Steps to Health

Healthy, active family - thanks to Steps To Health program.

The prevalence of food insecurity in North Carolina is higher than the national average. One in four children in North Carolina lives in households that lack access to adequate food.

NC State’s Steps to Health SNAP-Ed program educates and inspires limited resource North Carolinians to eat smart and move more through nutrition and food resource management education programs targeting elementary-aged children, adults, older adults, families, and Latino families. Steps to Health is delivered by county-based educators across North Carolina. They are:

  • Members of the community they support
  • Trained by university faculty to influence changes in behavior
  • Skilled in using hands-on interactive teaching methods
  • Committed to delivering research-based instruction
  • Dedicated to reaching diverse, low-income populations

What is SNAP-Ed?

Supplemental Nutrition Assistance Program Education (SNAP-Ed) is the nutrition education arm of SNAP. Funded through the US Department of Agriculture and delivered nation-wide, it brings together federal, state, and local resources to improve the likelihood that families enrolled in and eligible for SNAP will make healthy food choices within a limited budget and choose physically active lifestyles.

Defining the Problem

Only 1 in 4 children eat recommended amounts of fruits and vegetables.

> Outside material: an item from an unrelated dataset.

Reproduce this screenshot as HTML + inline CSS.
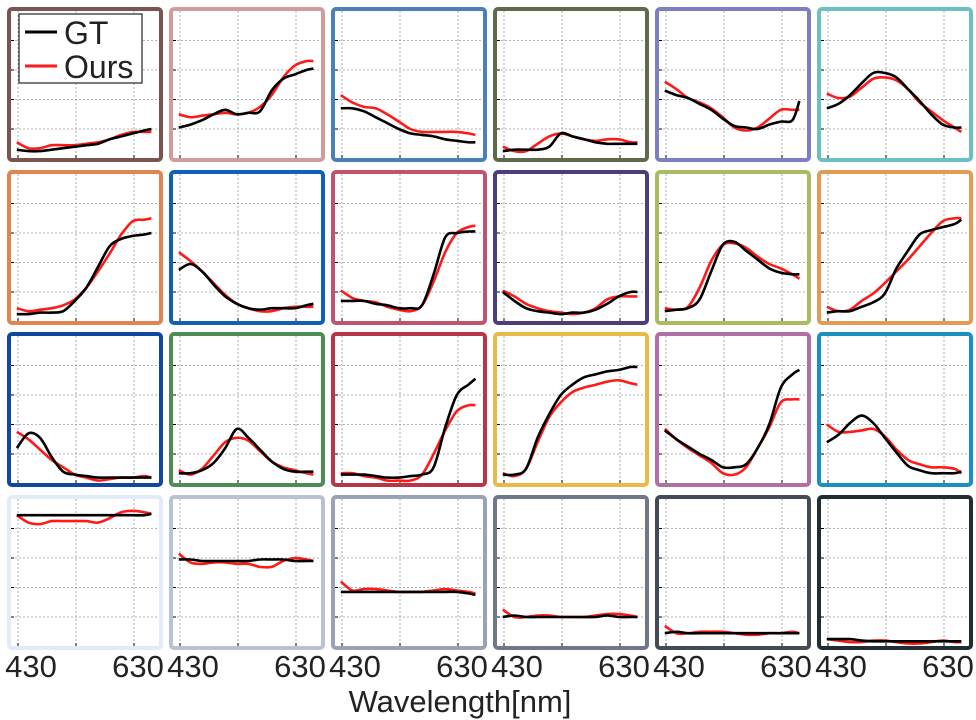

Obesity and related chronic diseases are prevalent among North Carolinians. The state ranks 13th in the nation for obesity, and 9th and 17th highest for adult diabetes and hypertension, respectively. Poor eating practices and physical inactivity are not limited to adults. Children are following closely in their footsteps, with only 1 in 4 eating recommended amounts of fruits and vegetables and almost half spending more than two hours watching television every day. Thirty percent of kids in the state rely on Supplemental Nutrition Assistance Program (SNAP) to meet their nutritional needs.

Impacts

Since its start in 2007, Steps to Health has improved diets, nutrition-related behaviors, and physical activity levels of thousands of North Carolinians.

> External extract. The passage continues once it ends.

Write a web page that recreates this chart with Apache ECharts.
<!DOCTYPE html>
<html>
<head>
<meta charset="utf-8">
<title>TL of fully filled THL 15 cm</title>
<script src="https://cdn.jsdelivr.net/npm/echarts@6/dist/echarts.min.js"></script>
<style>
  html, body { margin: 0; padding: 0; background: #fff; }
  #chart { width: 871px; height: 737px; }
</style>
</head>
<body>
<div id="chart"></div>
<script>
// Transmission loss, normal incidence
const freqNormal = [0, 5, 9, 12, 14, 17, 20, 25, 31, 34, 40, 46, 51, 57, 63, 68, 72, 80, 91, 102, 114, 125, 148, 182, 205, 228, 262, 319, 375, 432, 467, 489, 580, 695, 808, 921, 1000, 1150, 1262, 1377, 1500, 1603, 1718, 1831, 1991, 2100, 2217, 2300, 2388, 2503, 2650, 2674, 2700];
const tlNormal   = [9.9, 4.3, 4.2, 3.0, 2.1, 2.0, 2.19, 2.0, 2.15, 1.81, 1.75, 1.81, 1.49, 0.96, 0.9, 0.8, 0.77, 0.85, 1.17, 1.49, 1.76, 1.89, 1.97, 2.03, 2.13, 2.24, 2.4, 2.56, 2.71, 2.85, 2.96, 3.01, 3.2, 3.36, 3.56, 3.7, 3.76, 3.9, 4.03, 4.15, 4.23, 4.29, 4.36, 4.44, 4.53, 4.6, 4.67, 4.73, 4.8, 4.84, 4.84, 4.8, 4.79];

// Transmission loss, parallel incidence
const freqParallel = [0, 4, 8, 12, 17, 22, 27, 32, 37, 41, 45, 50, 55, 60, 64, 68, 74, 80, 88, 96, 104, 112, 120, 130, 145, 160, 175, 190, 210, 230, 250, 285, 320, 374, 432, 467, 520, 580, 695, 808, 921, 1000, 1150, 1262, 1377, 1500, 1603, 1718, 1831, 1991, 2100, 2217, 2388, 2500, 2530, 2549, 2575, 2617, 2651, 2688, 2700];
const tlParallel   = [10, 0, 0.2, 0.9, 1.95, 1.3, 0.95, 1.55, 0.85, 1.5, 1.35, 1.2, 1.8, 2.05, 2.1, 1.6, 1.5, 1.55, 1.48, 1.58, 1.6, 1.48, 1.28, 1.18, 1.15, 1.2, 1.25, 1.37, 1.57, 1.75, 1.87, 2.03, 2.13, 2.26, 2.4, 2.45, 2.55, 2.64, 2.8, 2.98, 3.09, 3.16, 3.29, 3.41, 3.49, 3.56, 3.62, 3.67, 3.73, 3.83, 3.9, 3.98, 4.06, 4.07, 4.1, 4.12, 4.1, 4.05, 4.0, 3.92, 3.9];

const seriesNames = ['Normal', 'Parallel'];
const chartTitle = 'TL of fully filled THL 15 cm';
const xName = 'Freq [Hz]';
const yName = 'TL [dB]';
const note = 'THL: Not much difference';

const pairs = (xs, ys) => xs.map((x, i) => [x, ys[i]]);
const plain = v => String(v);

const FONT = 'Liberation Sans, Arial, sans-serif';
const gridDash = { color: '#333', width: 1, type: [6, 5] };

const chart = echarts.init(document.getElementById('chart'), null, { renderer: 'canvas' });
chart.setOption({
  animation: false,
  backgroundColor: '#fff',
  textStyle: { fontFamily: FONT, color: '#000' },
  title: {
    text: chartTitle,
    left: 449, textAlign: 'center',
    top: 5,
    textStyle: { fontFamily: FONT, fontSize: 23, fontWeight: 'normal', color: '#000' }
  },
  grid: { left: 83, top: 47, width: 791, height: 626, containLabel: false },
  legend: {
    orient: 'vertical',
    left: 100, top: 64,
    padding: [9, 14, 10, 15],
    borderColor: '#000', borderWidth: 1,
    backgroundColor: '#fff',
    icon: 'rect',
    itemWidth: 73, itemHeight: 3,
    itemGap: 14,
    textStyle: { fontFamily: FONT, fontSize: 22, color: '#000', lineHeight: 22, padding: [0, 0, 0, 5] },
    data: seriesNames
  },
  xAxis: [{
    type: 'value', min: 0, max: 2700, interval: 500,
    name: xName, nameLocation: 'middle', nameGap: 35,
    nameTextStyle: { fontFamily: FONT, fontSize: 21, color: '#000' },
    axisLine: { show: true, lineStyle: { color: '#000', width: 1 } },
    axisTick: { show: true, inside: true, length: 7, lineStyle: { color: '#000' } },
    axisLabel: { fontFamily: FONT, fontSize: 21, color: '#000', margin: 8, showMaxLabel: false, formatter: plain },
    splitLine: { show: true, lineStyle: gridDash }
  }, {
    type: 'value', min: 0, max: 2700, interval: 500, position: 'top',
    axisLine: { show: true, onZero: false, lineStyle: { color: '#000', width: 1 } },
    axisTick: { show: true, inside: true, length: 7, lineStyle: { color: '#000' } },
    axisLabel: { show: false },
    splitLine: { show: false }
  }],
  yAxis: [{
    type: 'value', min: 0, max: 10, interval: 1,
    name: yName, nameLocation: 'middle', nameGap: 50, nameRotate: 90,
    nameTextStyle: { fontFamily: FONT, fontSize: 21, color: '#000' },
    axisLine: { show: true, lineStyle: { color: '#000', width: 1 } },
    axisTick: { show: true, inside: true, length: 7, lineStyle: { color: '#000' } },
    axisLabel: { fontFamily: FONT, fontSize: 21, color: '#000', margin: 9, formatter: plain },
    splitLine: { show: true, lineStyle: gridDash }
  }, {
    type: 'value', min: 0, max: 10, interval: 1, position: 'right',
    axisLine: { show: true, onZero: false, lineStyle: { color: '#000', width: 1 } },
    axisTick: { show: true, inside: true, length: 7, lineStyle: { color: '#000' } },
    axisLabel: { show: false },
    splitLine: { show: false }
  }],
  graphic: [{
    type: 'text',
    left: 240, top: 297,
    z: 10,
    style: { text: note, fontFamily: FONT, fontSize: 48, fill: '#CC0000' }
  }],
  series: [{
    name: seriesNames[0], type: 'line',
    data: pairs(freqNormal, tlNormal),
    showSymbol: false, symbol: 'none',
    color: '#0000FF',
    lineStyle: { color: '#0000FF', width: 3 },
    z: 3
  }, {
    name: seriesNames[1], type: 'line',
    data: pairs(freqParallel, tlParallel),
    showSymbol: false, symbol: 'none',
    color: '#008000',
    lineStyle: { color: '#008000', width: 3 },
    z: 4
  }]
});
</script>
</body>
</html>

Direct education programs are multi-session to provide repetition and aid in the retention of information presented. Sessions are interactive and multi- sensory to better facilitate learning. Session components include: taste tests, cooking demonstrations, games, discussion, physical activity, songs, and goal setting. Participants receive take-home materials to promote behavior change outside of the classroom. Steps to Health enhances direct education by providing support for policy, systems, and environmental (PSE) change at Head Start and childcare centers, elementary schools, congregate nutrition sites, senior centers, and faith communities.

  • Steps to Health educators, in collaboration with NC Cooperative Extension, reached 50,018 participants within 93 of North Carolina’s 100 counties.
  • 93% of preschool children are more willing to try fruits and vegetables.
  • 74% of elementary school children eat more fruits and vegetables.
  • 55% of children and youth are more active.
  • 47% of adults and older adults are more active.
  • 65% of child care centers and elementary schools made at least one change in their policy, systems, or environment.
  • 70% of Summer Meals site managers said Steps to Health increased participation and retention at their site.